Threats prompt stepped up security at Springfield school

SPRINGFIELD, Ohio (WDTN) – Threats of violence at a Clark County school have prompted police to step up security.

The threats come nearly a week after a Springfield High School football player was murdered.

17-year-old Jeff Wellington was shot and killed on Easter Sunday trying to break up a fight.

Police believe 17-year-old Tyrin Hawkins pulled the trigger.  They’re still searching for him tonight.

“We protect our children.  We help our children and, most importantly, we’re educating our children,” says Springfield City Schools Superintendent Dr. David Estrop.

He says none of the threats have proved credible.

But as a safety measure, Springfield Police patrolled the halls of the Springfield High School Friday.

“The one that caught everybody’s attention today was on one of the public media was that there were going to be some shootings or something here at Springfield High or that the place was in total chaos.  Well, Springfield High is not in chaos and no there hasn’t been any shootings this week or anything even close to it here,” explains Dr. Estrop.

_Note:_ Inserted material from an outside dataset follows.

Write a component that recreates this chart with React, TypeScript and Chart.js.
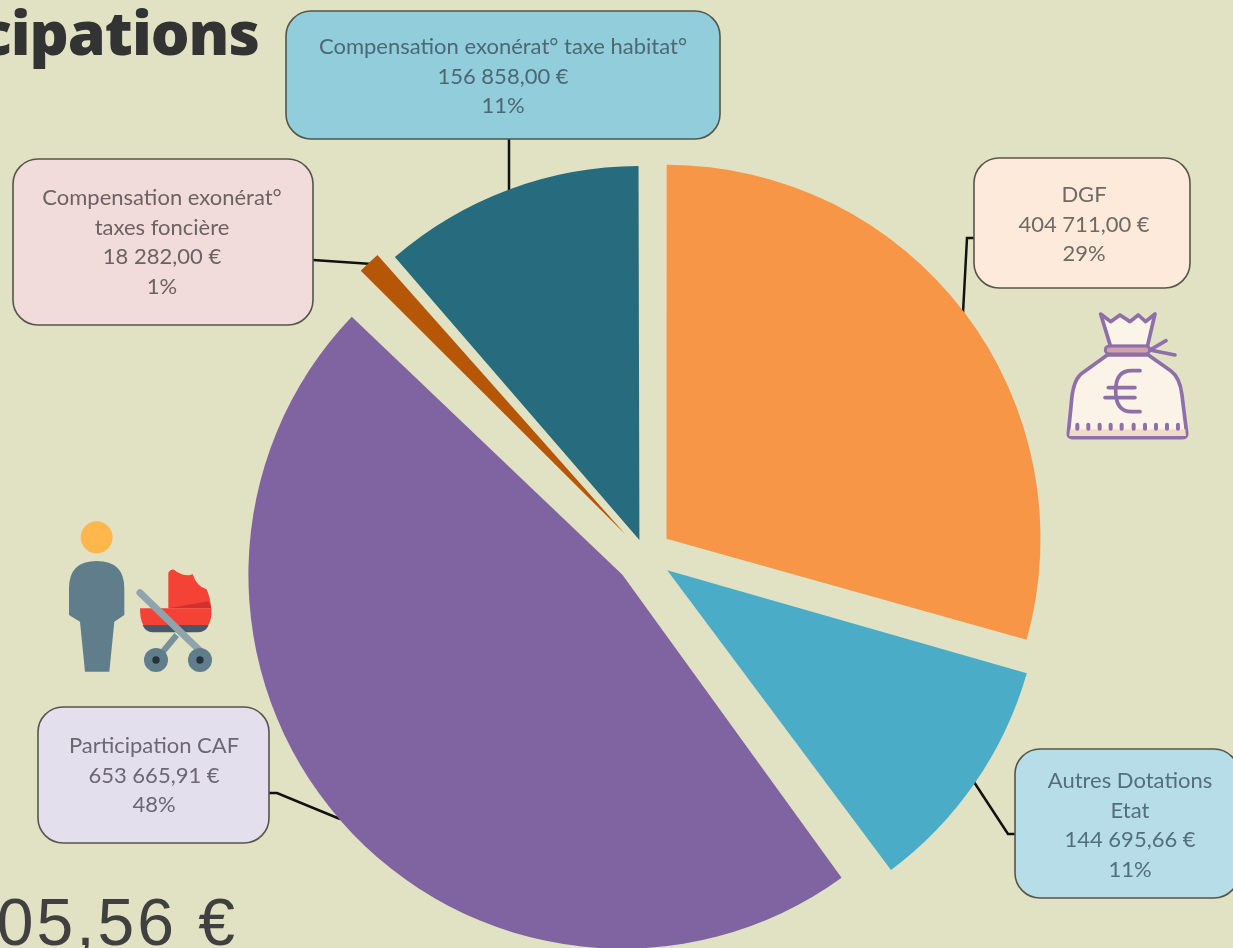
import React, { useEffect, useRef } from "react";
import { Chart, registerables } from "chart.js";

Chart.register(...registerables);

const categories = ["DGF", "Autres Dotations Etat", "Participation CAF", "Compensation exonérat° taxes foncière", "Compensation exonérat° taxe habitat°"];
const values = [404711.0, 144695.66, 653665.91, 18282.0, 156858.0];
const valueLabels = ["404 711,00 €", "144 695,66 €", "653 665,91 €", "18 282,00 €", "156 858,00 €"];
const percentLabels = ["29%", "11%", "48%", "1%", "11%"];
const nameLines = [["DGF"], ["Autres Dotations", "Etat"], ["Participation CAF"], ["Compensation exonérat°", "taxes foncière"], ["Compensation exonérat° taxe habitat°"]];
const sliceColors = ["#f79646", "#4bacc7", "#8064a2", "#b65708", "#266b7e"];
const sliceShift = [27, 27, 30, 28, 16];
const titleText = "cipations";
const totalText = "05,56 €";

const PIE_RADIUS = 374;
const BG = "#e0e2c3";

const boxes = [
  { x: 974, y: 158, w: 216, h: 130, cx: 1084, y0: 195, fill: "#fdeada", ink: "#6f6a64" },
  { x: 1015, y: 749, w: 224, h: 149, cx: 1130, y0: 781, fill: "#b7dde8", ink: "#536f7d" },
  { x: 38, y: 707, w: 231, h: 136, cx: 154, y0: 746, fill: "#e4dfec", ink: "#6b6773" },
  { x: 13, y: 159, w: 300, h: 166, cx: 162, y0: 198, fill: "#f2dcdb", ink: "#6c6262" },
  { x: 286, y: 11, w: 434, h: 128, cx: 503, y0: 47, fill: "#92cddc", ink: "#4c6874" },
];

const leaders = [
  [[975, 238], [967, 238], [963, 313]],
  [[974, 782], [1008, 834], [1015, 834]],
  [[269, 793], [277, 793], [340, 819]],
  [[313, 260], [372, 264]],
  [[509, 139], [509, 190]],
];

const callouts = {
  id: "callouts",
  beforeDraw(chart: any) {
    const { ctx, width, height } = chart;
    ctx.save();
    ctx.fillStyle = BG;
    ctx.fillRect(0, 0, width, height);
    ctx.restore();
  },
  beforeDatasetsDraw(chart: any) {
    // Chart.js widens offset arcs; keep every slice at the same radius.
    chart.getDatasetMeta(0).data.forEach((arc: any) => {
      const shift = arc.options.offset / 4;
      const fix = 1 - Math.sin(Math.min(Math.PI, arc.circumference));
      arc.outerRadius = PIE_RADIUS - shift * fix;
    });
    const { ctx } = chart;
    ctx.save();
    ctx.strokeStyle = "#111";
    ctx.lineWidth = 2.5;
    leaders.forEach((pts) => {
      ctx.beginPath();
      pts.forEach(([x, y], i) => (i ? ctx.lineTo(x, y) : ctx.moveTo(x, y)));
      ctx.stroke();
    });
    ctx.restore();
  },
  afterDatasetsDraw(chart: any) {
    const { ctx } = chart;
    ctx.save();
    boxes.forEach((b, i) => {
      ctx.beginPath();
      ctx.roundRect(b.x, b.y, b.w, b.h, 25);
      ctx.fillStyle = b.fill;
      ctx.fill();
      ctx.lineWidth = 1.6;
      ctx.strokeStyle = "#55564a";
      ctx.stroke();
      const lines = [...nameLines[i], valueLabels[i], percentLabels[i]];
      ctx.fillStyle = b.ink;
      ctx.font = "22px Lato";
      ctx.textAlign = "center";
      ctx.textBaseline = "middle";
      lines.forEach((t, k) => ctx.fillText(t, b.cx, b.y0 + k * 29.5));
    });
    ctx.textAlign = "right";
    ctx.textBaseline = "alphabetic";
    ctx.fillStyle = "#333333";
    ctx.font = '800 61px "Open Sans"';
    (ctx as any).letterSpacing = "-1px";
    ctx.fillText(titleText, 259, 55);
    ctx.fillStyle = "#404040";
    ctx.font = '400 66px "Liberation Sans"';
    (ctx as any).letterSpacing = "3px";
    ctx.fillText(totalText, 238, 945);
    (ctx as any).letterSpacing = "0px";
    ctx.restore();
  },
};

function MoneyBag() {
  const purple = "#8f6fa9";
  const dots = [382, 415, 449, 482, 515, 551, 585, 618, 651, 684];
  return (
    <g transform="translate(950 140) scale(0.3333)">
      <path d="M452 522 L482 545 L510 525 L540 545 L565 525 L587 545 L615 522 L592 620 H482 Z" fill="#fbf5e8" stroke={purple} strokeWidth={11} strokeLinejoin="round" />
      <path d="M600 630 L648 602 M600 630 L675 645" stroke={purple} strokeWidth={11} strokeLinecap="round" fill="none" />
      <path d="M472 645 L392 703 Q368 725 364 790 L355 880 Q354 893 368 893 H698 Q712 893 710 878 L696 765 Q690 712 662 692 L595 645 Z" fill="#fbf3e7" stroke={purple} strokeWidth={11} strokeLinejoin="round" />
      <path d="M360 868 H706 L708 888 H358 Z" fill="#efdcc6" />
      <rect x={466} y={618} width={133} height={24} rx={12} fill="#cfa1aa" stroke={purple} strokeWidth={9} />
      <path d="M570 692 H545 Q497 692 497 752 Q497 815 545 815 H570 M475 743 H555 M465 773 H555" stroke={purple} strokeWidth={11} strokeLinecap="round" fill="none" />
      {dots.map((x) => (
        <rect key={x} x={x - 6} y={848} width={12} height={24} rx={6} fill={purple} />
      ))}
    </g>
  );
}

function Stroller() {
  return (
    <g transform="translate(0 500) scale(0.3333)">
      <circle cx={290} cy={112} r={48} fill="#ffb74d" />
      <path d="M207 345 V265 Q207 183 290 183 Q373 183 373 265 V345 L343 365 L328 515 H255 L240 365 Z" fill="#607d8b" />
      <path d="M505 218 Q515 200 530 215 Q560 232 578 222 Q590 260 620 268 Q630 290 634 325 H505 Z" fill="#f44336" />
      <path d="M505 325 L626 304 L634 325 Z" fill="#d32f2f" />
      <path d="M420 325 H634 Q636 360 625 375 H430 Q420 360 420 325 Z" fill="#f44336" />
      <path d="M428 375 H626 Q618 397 595 397 H458 Q436 397 428 375 Z" fill="#455a64" />
      <path d="M530 405 L468 480" stroke="#78909c" strokeWidth={18} />
      <path d="M420 278 L600 452" stroke="#90a4ae" strokeWidth={21} strokeLinecap="round" />
      <circle cx={468} cy={480} r={36} fill="#607d8b" />
      <circle cx={468} cy={480} r={11} fill="#263238" />
      <circle cx={600} cy={480} r={36} fill="#607d8b" />
      <circle cx={600} cy={480} r={11} fill="#263238" />
    </g>
  );
}

export default function App() {
  const ref = useRef<HTMLCanvasElement>(null);
  useEffect(() => {
    const chart = new Chart(ref.current!, {
      type: "pie",
      data: {
        labels: categories,
        datasets: [
          {
            data: values,
            backgroundColor: sliceColors,
            borderWidth: 0,
            offset: sliceShift.map((s) => s * 4),
            radius: PIE_RADIUS,
            clip: false,
          } as any,
        ],
      },
      options: {
        responsive: false,
        animation: false,
        layout: { padding: { left: 57, top: 162, right: 0, bottom: 0 } },
        plugins: { legend: { display: false }, tooltip: { enabled: false } },
      },
      plugins: [callouts],
    } as any);
    return () => chart.destroy();
  }, []);
  return (
    <div style={{ position: "relative", width: 1233, height: 948, overflow: "hidden", background: BG }}>
      <style>{"html,body{margin:0;padding:0;background:" + BG + "}"}</style>
      <canvas ref={ref} width={1233} height={948} style={{ display: "block" }} />
      <svg width={1233} height={948} style={{ position: "absolute", left: 0, top: 0, pointerEvents: "none" }}>
        <MoneyBag />
        <Stroller />
      </svg>
    </div>
  );
}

And Dr. Estrop is asking for the community to come forward if they hear about any threats.

“If you hear something, who did you hear it from? How did you hear it?  Was it on social media?  Was it in a phone conversation? Where did you hear it from, under what circumstances?  The more specific information you can give us or the police, the more helpful you will be,” says Dr. Estrop.

Parents, like Tilly Potter, are paying extra attention to their kids.

“He has certain time frames, on the computer, on his phone.  I have passwords.  I check everything,” comments Potter.

And, she feels confident the about the school’s security.

“I feel completely safe with him being here.  I know they’re not going to let nothing happen to him while he’s here,” says Potter.

Extra police officers and faculty will be at Saturday’s Junior-Senior Prom at The Springfield House. .
All students will be required to show a picture ID.

No tickets will be sold at the door and no one will be allowed without inside without one.

Students will also be scanned with a handheld metal detector when entering, as done in years past.

Dr. Estrop says the district will also provide emotional support at the dance.

“We know for some of the children, this is a very important event and Jeff will not be there.  So, we’ll have counselors there.  We usually don’t do that but this year, we will have counselors,” says Dr. Estrop.